▶ **CHALLENGE**:
Lines containing the word "that" are the ones to copy from the records below.

Figure scripts:

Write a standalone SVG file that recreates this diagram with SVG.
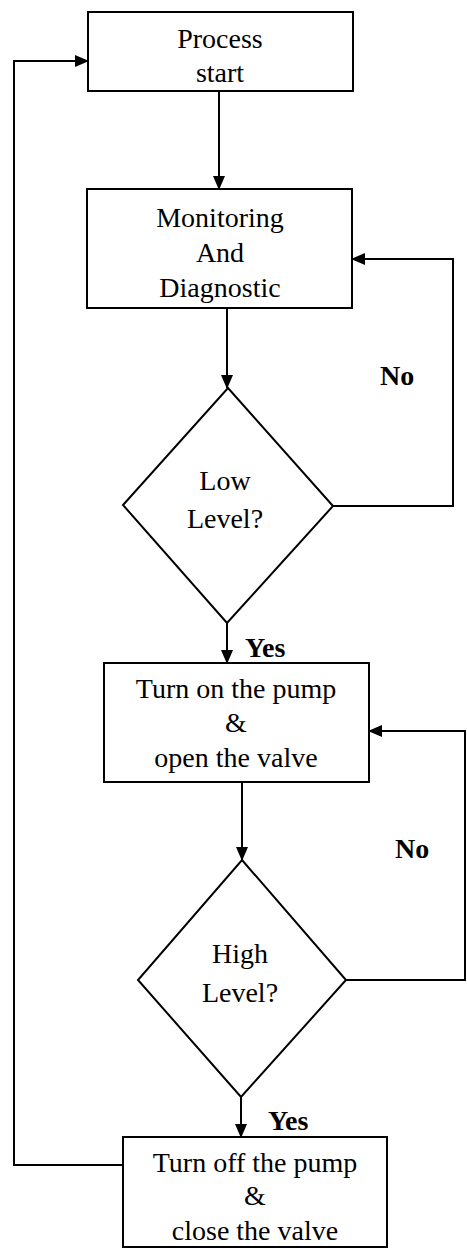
<svg xmlns="http://www.w3.org/2000/svg" width="467" height="1249" viewBox="0 0 467 1249">
<defs>
<marker id="ah" markerUnits="userSpaceOnUse" markerWidth="14" markerHeight="12" refX="13" refY="6" orient="auto">
<path d="M0,0 L14,6 L0,12 Z" fill="#000"/>
</marker>
<style>
.box{fill:#fff;stroke:#000;stroke-width:2}
.t{font-family:"Liberation Serif","Times New Roman",serif;font-size:28px;fill:#000;text-anchor:middle}
.b{font-family:"Liberation Serif","Times New Roman",serif;font-size:28px;font-weight:bold;fill:#000}
.c{fill:none;stroke:#000;stroke-width:2;marker-end:url(#ah)}
</style>
</defs>
<rect width="467" height="1249" fill="#fff"/>
<g id="connectors">
<path class="c" d="M219,91 L219,189"/>
<path class="c" d="M227,308 L227,388"/>
<path class="c" d="M227,623 L227,663"/>
<path class="c" d="M242,782 L242,860"/>
<path class="c" d="M241,1097 L241,1137"/>
<path class="c" d="M333,506 L453,506 L453,259 L352,259"/>
<path class="c" d="M346,980 L465,980 L465,731 L369,731"/>
<path class="c" d="M123,1165 L14,1165 L14,61 L88,61"/>
<text class="b" x="380" y="385">No</text>
<text class="b" x="395" y="858">No</text>
<text class="b" x="245" y="657">Yes</text>
<text class="b" x="268" y="1130">Yes</text>
</g>
<g id="process-start">
<rect class="box" x="88" y="12" width="265" height="79"/>
<text class="t" x="220" y="48">Process</text>
<text class="t" x="220" y="82">start</text>
</g>
<g id="monitoring">
<rect class="box" x="87" y="189" width="265" height="119"/>
<text class="t" x="220" y="227">Monitoring</text>
<text class="t" x="220" y="262">And</text>
<text class="t" x="220" y="297">Diagnostic</text>
</g>
<g id="low-level">
<polygon class="box" points="228,388 333,506 227,623 123,505"/>
<text class="t" x="225" y="490">Low</text>
<text class="t" x="225" y="528">Level?</text>
</g>
<g id="pump-on">
<rect class="box" x="104" y="663" width="265" height="119"/>
<text class="t" x="236" y="698">Turn on the pump</text>
<text class="t" x="236" y="732">&amp;</text>
<text class="t" x="236" y="767">open the valve</text>
</g>
<g id="high-level">
<polygon class="box" points="242,860 346,980 241,1097 138,980"/>
<text class="t" x="240" y="963">High</text>
<text class="t" x="240" y="1002">Level?</text>
</g>
<g id="pump-off">
<rect class="box" x="123" y="1137" width="264" height="110"/>
<text class="t" x="255" y="1172">Turn off the pump</text>
<text class="t" x="255" y="1205">&amp;</text>
<text class="t" x="255" y="1240">close the valve</text>
</g>
</svg>
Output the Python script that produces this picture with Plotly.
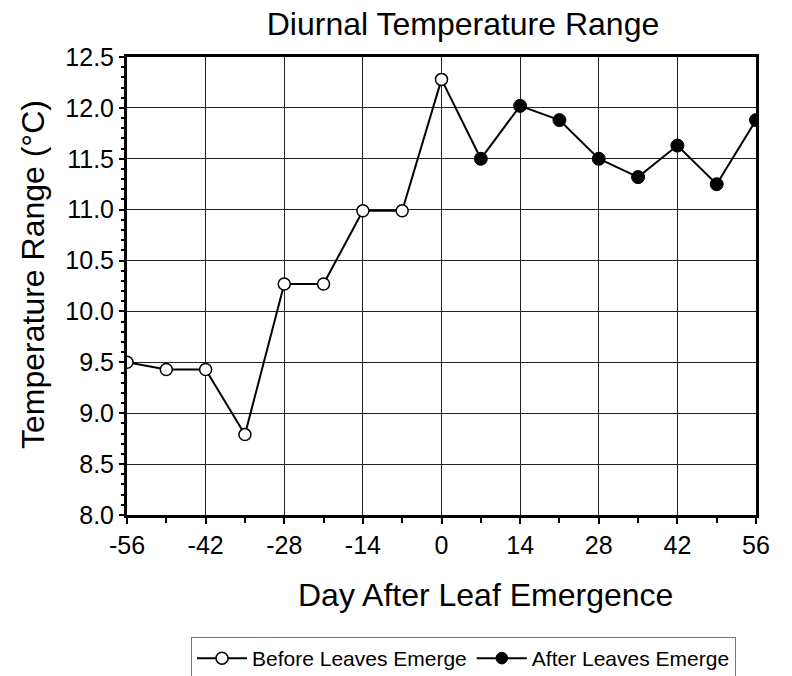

▶ **SOLUTION TO THE PROBLEM**:
Write a standalone SVG file that recreates this diagram with SVG.
Output the Python script that produces this picture with Plotly.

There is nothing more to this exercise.